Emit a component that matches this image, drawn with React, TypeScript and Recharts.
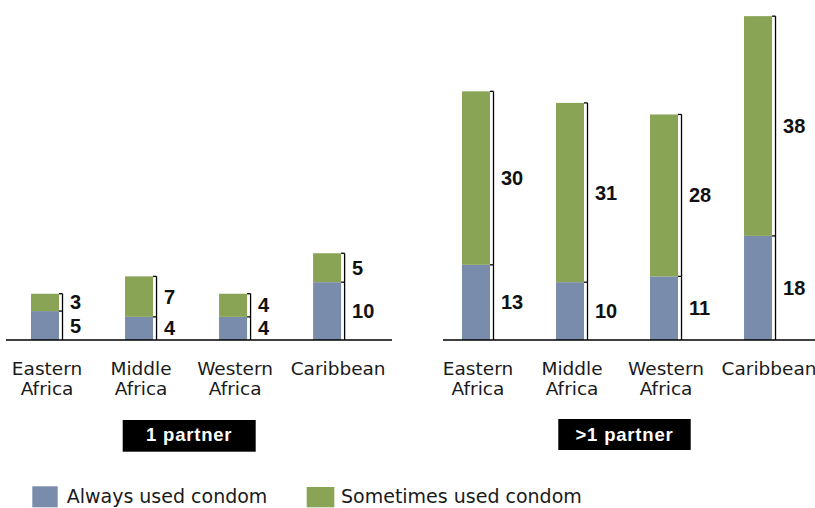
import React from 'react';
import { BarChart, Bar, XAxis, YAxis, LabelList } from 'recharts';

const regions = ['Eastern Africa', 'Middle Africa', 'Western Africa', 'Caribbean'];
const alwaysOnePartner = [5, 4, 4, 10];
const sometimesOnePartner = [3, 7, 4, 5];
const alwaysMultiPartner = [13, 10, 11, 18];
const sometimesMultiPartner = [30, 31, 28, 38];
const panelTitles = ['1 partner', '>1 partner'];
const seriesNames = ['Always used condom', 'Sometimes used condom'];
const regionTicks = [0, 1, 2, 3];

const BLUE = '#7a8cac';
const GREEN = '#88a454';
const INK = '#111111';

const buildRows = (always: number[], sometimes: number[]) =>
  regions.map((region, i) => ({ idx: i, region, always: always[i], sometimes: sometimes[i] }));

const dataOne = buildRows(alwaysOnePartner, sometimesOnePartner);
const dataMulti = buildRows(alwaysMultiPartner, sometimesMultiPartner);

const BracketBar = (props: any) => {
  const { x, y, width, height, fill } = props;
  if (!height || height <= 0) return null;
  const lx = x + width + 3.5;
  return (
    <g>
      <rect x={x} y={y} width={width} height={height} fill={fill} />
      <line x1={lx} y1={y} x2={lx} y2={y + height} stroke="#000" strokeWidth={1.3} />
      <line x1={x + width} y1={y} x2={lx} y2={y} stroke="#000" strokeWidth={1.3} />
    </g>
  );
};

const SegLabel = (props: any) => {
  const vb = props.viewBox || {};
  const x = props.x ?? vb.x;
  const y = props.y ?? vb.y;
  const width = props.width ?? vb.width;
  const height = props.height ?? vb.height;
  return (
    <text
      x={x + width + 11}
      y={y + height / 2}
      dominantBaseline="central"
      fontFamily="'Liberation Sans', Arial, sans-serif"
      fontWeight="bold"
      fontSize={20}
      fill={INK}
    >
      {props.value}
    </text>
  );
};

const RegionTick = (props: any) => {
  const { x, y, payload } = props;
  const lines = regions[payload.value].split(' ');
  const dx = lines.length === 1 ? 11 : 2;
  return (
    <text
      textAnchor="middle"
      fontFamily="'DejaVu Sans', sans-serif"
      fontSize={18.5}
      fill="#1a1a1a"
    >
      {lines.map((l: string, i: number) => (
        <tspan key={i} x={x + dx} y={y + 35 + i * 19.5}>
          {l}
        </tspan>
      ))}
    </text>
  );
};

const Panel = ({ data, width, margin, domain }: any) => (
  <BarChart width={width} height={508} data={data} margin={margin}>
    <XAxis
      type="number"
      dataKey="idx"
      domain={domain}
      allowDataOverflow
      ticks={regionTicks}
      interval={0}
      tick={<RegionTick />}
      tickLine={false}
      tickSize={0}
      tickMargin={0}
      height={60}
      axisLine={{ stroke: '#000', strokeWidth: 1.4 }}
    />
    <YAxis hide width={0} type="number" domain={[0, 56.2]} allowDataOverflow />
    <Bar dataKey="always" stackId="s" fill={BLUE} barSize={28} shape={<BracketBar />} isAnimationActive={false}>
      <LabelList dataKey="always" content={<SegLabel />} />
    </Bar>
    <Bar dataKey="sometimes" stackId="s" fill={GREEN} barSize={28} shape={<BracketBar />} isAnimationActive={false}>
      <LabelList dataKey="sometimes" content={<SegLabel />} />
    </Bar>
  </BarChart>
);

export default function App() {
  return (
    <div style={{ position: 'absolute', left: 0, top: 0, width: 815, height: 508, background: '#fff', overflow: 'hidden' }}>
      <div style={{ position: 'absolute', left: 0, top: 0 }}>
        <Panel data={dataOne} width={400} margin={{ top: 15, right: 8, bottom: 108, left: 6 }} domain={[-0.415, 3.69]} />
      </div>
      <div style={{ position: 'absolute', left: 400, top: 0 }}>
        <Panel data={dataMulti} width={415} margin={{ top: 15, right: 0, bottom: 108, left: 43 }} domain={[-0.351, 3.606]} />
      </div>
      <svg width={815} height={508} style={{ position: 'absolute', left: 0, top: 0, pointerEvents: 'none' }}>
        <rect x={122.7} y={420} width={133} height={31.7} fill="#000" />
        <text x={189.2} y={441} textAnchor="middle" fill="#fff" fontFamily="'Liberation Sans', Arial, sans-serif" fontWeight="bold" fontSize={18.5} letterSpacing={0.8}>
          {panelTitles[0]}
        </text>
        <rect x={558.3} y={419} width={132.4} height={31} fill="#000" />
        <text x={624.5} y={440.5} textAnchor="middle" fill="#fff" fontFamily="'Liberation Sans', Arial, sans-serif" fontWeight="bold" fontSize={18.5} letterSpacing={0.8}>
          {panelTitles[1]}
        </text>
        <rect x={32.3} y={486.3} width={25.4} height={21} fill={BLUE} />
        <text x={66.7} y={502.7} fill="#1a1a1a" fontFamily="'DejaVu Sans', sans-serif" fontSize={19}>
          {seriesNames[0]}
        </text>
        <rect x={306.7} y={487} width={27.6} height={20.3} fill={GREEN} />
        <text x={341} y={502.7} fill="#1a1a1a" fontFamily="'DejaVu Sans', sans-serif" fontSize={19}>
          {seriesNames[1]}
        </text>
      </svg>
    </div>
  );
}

_Exercise directions_. All lines holding the word "React" should be picked out and copied.

_Complete output_.
Emit a component that matches this image, drawn with React, TypeScript and Recharts.
import React from 'react';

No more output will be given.